**MATERIAL PROVIDED**
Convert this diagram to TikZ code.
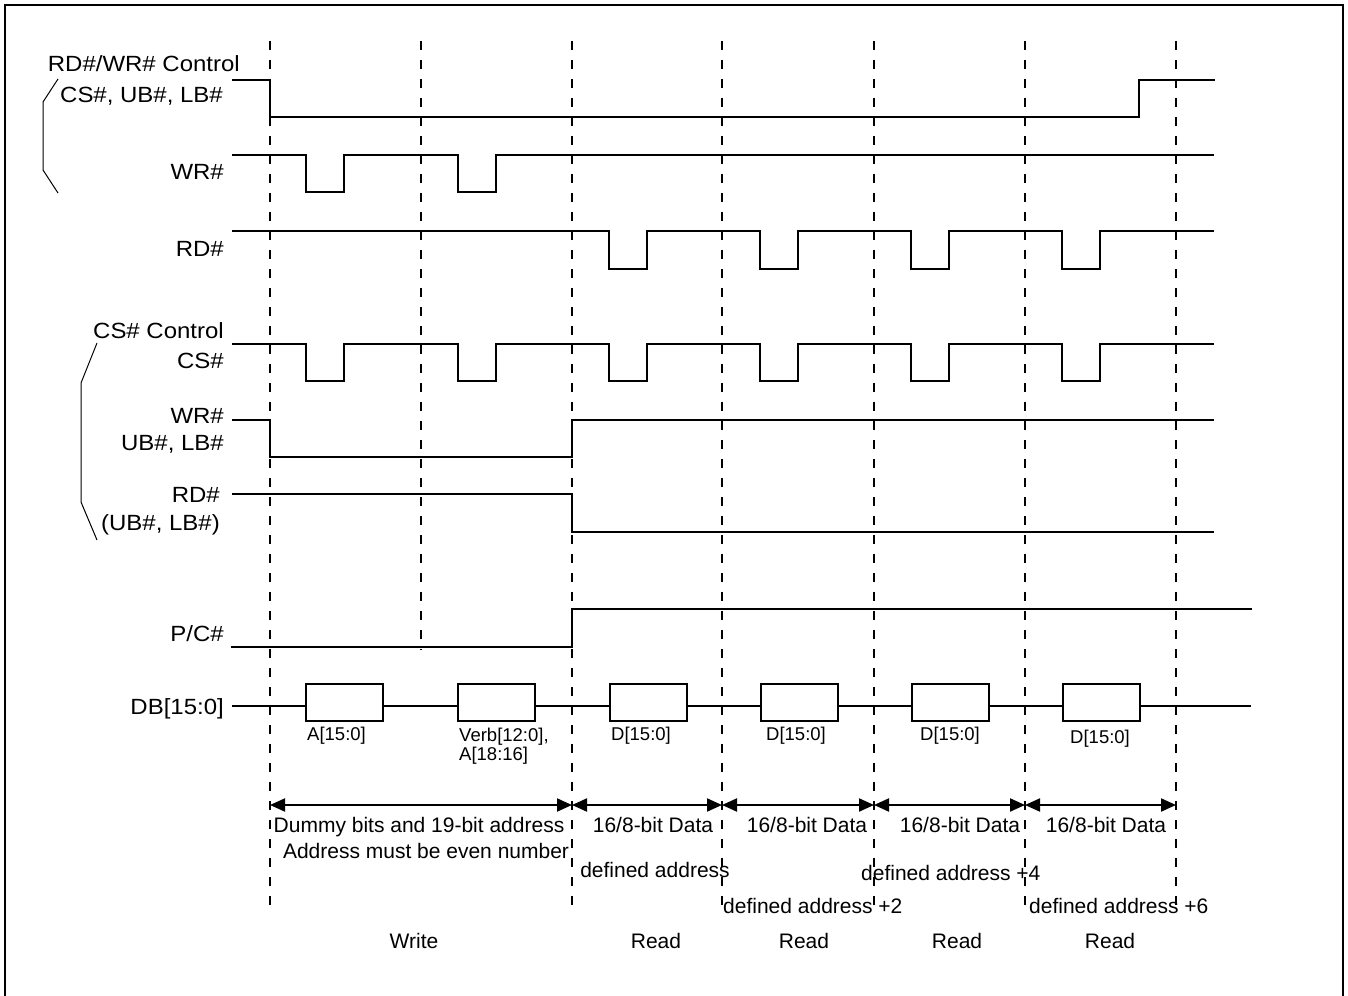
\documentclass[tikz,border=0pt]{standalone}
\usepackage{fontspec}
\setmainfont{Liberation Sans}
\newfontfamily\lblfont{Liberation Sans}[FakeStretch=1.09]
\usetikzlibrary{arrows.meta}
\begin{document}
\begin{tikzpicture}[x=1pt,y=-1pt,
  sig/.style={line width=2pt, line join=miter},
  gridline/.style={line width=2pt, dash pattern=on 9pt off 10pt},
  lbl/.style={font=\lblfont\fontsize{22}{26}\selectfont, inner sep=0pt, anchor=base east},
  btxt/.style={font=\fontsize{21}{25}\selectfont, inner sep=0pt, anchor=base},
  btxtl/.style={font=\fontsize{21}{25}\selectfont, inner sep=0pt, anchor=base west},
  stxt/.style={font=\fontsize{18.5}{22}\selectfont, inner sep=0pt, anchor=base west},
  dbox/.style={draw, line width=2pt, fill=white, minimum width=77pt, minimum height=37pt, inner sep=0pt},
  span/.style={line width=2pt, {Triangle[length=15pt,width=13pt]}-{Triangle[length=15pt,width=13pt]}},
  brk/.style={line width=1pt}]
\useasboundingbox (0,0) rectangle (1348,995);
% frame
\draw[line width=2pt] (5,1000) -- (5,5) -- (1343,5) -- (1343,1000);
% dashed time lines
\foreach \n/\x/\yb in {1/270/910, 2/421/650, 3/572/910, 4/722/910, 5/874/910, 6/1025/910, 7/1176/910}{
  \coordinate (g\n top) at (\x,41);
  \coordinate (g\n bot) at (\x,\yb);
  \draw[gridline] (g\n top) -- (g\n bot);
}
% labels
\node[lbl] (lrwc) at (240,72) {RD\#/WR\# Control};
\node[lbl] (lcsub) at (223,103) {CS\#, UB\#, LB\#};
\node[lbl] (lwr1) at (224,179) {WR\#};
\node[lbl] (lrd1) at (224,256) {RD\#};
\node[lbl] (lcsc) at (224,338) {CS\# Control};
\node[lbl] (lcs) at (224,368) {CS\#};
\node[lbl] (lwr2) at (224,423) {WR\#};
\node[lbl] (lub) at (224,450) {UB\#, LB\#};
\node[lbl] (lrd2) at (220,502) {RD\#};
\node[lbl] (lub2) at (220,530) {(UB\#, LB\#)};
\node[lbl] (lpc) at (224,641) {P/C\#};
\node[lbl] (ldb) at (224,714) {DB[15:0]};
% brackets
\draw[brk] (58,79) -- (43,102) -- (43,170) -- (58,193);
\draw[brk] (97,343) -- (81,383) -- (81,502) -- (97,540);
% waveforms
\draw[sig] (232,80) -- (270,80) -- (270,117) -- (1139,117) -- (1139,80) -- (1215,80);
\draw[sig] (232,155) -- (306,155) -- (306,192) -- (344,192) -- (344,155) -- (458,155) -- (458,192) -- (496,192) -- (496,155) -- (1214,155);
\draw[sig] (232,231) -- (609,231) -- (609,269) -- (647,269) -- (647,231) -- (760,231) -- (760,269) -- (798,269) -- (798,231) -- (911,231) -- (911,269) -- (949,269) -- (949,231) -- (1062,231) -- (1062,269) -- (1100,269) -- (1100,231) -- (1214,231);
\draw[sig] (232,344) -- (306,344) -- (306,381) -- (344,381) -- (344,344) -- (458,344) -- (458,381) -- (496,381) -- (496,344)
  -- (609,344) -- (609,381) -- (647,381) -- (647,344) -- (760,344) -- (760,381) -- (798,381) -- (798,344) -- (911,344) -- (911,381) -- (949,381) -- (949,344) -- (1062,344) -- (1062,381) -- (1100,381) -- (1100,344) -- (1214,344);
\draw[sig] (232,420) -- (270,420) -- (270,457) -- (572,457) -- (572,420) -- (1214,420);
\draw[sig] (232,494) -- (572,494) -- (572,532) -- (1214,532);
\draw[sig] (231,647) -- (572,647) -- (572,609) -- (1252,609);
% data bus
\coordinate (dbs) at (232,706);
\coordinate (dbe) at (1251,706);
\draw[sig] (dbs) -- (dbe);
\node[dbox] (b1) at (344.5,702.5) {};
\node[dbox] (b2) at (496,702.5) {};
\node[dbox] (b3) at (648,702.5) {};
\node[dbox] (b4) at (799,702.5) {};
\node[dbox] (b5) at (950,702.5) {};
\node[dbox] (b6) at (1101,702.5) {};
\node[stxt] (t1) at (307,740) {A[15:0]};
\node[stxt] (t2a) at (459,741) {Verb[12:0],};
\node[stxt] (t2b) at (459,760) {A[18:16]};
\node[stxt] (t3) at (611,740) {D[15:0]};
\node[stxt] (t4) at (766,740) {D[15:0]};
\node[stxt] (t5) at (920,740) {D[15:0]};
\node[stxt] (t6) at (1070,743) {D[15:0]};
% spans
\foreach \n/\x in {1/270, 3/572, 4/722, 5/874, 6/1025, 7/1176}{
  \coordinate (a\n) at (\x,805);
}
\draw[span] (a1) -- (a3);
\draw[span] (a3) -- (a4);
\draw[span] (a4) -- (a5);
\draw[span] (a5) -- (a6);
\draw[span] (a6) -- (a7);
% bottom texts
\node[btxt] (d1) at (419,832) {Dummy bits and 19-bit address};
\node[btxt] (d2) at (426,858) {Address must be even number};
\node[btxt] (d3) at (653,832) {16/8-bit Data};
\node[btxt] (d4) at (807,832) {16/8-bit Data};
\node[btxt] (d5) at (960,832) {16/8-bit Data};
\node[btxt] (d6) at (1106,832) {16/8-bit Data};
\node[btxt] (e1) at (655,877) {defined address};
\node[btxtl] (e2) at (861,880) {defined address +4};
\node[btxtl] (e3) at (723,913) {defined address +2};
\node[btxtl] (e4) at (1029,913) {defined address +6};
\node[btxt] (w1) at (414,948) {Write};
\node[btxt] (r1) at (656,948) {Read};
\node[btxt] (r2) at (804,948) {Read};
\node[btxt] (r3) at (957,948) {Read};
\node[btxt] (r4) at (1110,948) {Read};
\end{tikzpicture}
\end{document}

**TASK PROMPT**
Transcribe the whole listing, character for character, but not its images.

**THE SOLUTION**
Convert this diagram to TikZ code.
\documentclass[tikz,border=0pt]{standalone}
\usepackage{fontspec}
\setmainfont{Liberation Sans}
\newfontfamily\lblfont{Liberation Sans}[FakeStretch=1.09]
\usetikzlibrary{arrows.meta}
\begin{document}
\begin{tikzpicture}[x=1pt,y=-1pt,
  sig/.style={line width=2pt, line join=miter},
  gridline/.style={line width=2pt, dash pattern=on 9pt off 10pt},
  lbl/.style={font=\lblfont\fontsize{22}{26}\selectfont, inner sep=0pt, anchor=base east},
  btxt/.style={font=\fontsize{21}{25}\selectfont, inner sep=0pt, anchor=base},
  btxtl/.style={font=\fontsize{21}{25}\selectfont, inner sep=0pt, anchor=base west},
  stxt/.style={font=\fontsize{18.5}{22}\selectfont, inner sep=0pt, anchor=base west},
  dbox/.style={draw, line width=2pt, fill=white, minimum width=77pt, minimum height=37pt, inner sep=0pt},
  span/.style={line width=2pt, {Triangle[length=15pt,width=13pt]}-{Triangle[length=15pt,width=13pt]}},
  brk/.style={line width=1pt}]
\useasboundingbox (0,0) rectangle (1348,995);
% frame
\draw[line width=2pt] (5,1000) -- (5,5) -- (1343,5) -- (1343,1000);
% dashed time lines
\foreach \n/\x/\yb in {1/270/910, 2/421/650, 3/572/910, 4/722/910, 5/874/910, 6/1025/910, 7/1176/910}{
  \coordinate (g\n top) at (\x,41);
  \coordinate (g\n bot) at (\x,\yb);
  \draw[gridline] (g\n top) -- (g\n bot);
}
% labels
\node[lbl] (lrwc) at (240,72) {RD\#/WR\# Control};
\node[lbl] (lcsub) at (223,103) {CS\#, UB\#, LB\#};
\node[lbl] (lwr1) at (224,179) {WR\#};
\node[lbl] (lrd1) at (224,256) {RD\#};
\node[lbl] (lcsc) at (224,338) {CS\# Control};
\node[lbl] (lcs) at (224,368) {CS\#};
\node[lbl] (lwr2) at (224,423) {WR\#};
\node[lbl] (lub) at (224,450) {UB\#, LB\#};
\node[lbl] (lrd2) at (220,502) {RD\#};
\node[lbl] (lub2) at (220,530) {(UB\#, LB\#)};
\node[lbl] (lpc) at (224,641) {P/C\#};
\node[lbl] (ldb) at (224,714) {DB[15:0]};
% brackets
\draw[brk] (58,79) -- (43,102) -- (43,170) -- (58,193);
\draw[brk] (97,343) -- (81,383) -- (81,502) -- (97,540);
% waveforms
\draw[sig] (232,80) -- (270,80) -- (270,117) -- (1139,117) -- (1139,80) -- (1215,80);
\draw[sig] (232,155) -- (306,155) -- (306,192) -- (344,192) -- (344,155) -- (458,155) -- (458,192) -- (496,192) -- (496,155) -- (1214,155);
\draw[sig] (232,231) -- (609,231) -- (609,269) -- (647,269) -- (647,231) -- (760,231) -- (760,269) -- (798,269) -- (798,231) -- (911,231) -- (911,269) -- (949,269) -- (949,231) -- (1062,231) -- (1062,269) -- (1100,269) -- (1100,231) -- (1214,231);
\draw[sig] (232,344) -- (306,344) -- (306,381) -- (344,381) -- (344,344) -- (458,344) -- (458,381) -- (496,381) -- (496,344)
  -- (609,344) -- (609,381) -- (647,381) -- (647,344) -- (760,344) -- (760,381) -- (798,381) -- (798,344) -- (911,344) -- (911,381) -- (949,381) -- (949,344) -- (1062,344) -- (1062,381) -- (1100,381) -- (1100,344) -- (1214,344);
\draw[sig] (232,420) -- (270,420) -- (270,457) -- (572,457) -- (572,420) -- (1214,420);
\draw[sig] (232,494) -- (572,494) -- (572,532) -- (1214,532);
\draw[sig] (231,647) -- (572,647) -- (572,609) -- (1252,609);
% data bus
\coordinate (dbs) at (232,706);
\coordinate (dbe) at (1251,706);
\draw[sig] (dbs) -- (dbe);
\node[dbox] (b1) at (344.5,702.5) {};
\node[dbox] (b2) at (496,702.5) {};
\node[dbox] (b3) at (648,702.5) {};
\node[dbox] (b4) at (799,702.5) {};
\node[dbox] (b5) at (950,702.5) {};
\node[dbox] (b6) at (1101,702.5) {};
\node[stxt] (t1) at (307,740) {A[15:0]};
\node[stxt] (t2a) at (459,741) {Verb[12:0],};
\node[stxt] (t2b) at (459,760) {A[18:16]};
\node[stxt] (t3) at (611,740) {D[15:0]};
\node[stxt] (t4) at (766,740) {D[15:0]};
\node[stxt] (t5) at (920,740) {D[15:0]};
\node[stxt] (t6) at (1070,743) {D[15:0]};
% spans
\foreach \n/\x in {1/270, 3/572, 4/722, 5/874, 6/1025, 7/1176}{
  \coordinate (a\n) at (\x,805);
}
\draw[span] (a1) -- (a3);
\draw[span] (a3) -- (a4);
\draw[span] (a4) -- (a5);
\draw[span] (a5) -- (a6);
\draw[span] (a6) -- (a7);
% bottom texts
\node[btxt] (d1) at (419,832) {Dummy bits and 19-bit address};
\node[btxt] (d2) at (426,858) {Address must be even number};
\node[btxt] (d3) at (653,832) {16/8-bit Data};
\node[btxt] (d4) at (807,832) {16/8-bit Data};
\node[btxt] (d5) at (960,832) {16/8-bit Data};
\node[btxt] (d6) at (1106,832) {16/8-bit Data};
\node[btxt] (e1) at (655,877) {defined address};
\node[btxtl] (e2) at (861,880) {defined address +4};
\node[btxtl] (e3) at (723,913) {defined address +2};
\node[btxtl] (e4) at (1029,913) {defined address +6};
\node[btxt] (w1) at (414,948) {Write};
\node[btxt] (r1) at (656,948) {Read};
\node[btxt] (r2) at (804,948) {Read};
\node[btxt] (r3) at (957,948) {Read};
\node[btxt] (r4) at (1110,948) {Read};
\end{tikzpicture}
\end{document}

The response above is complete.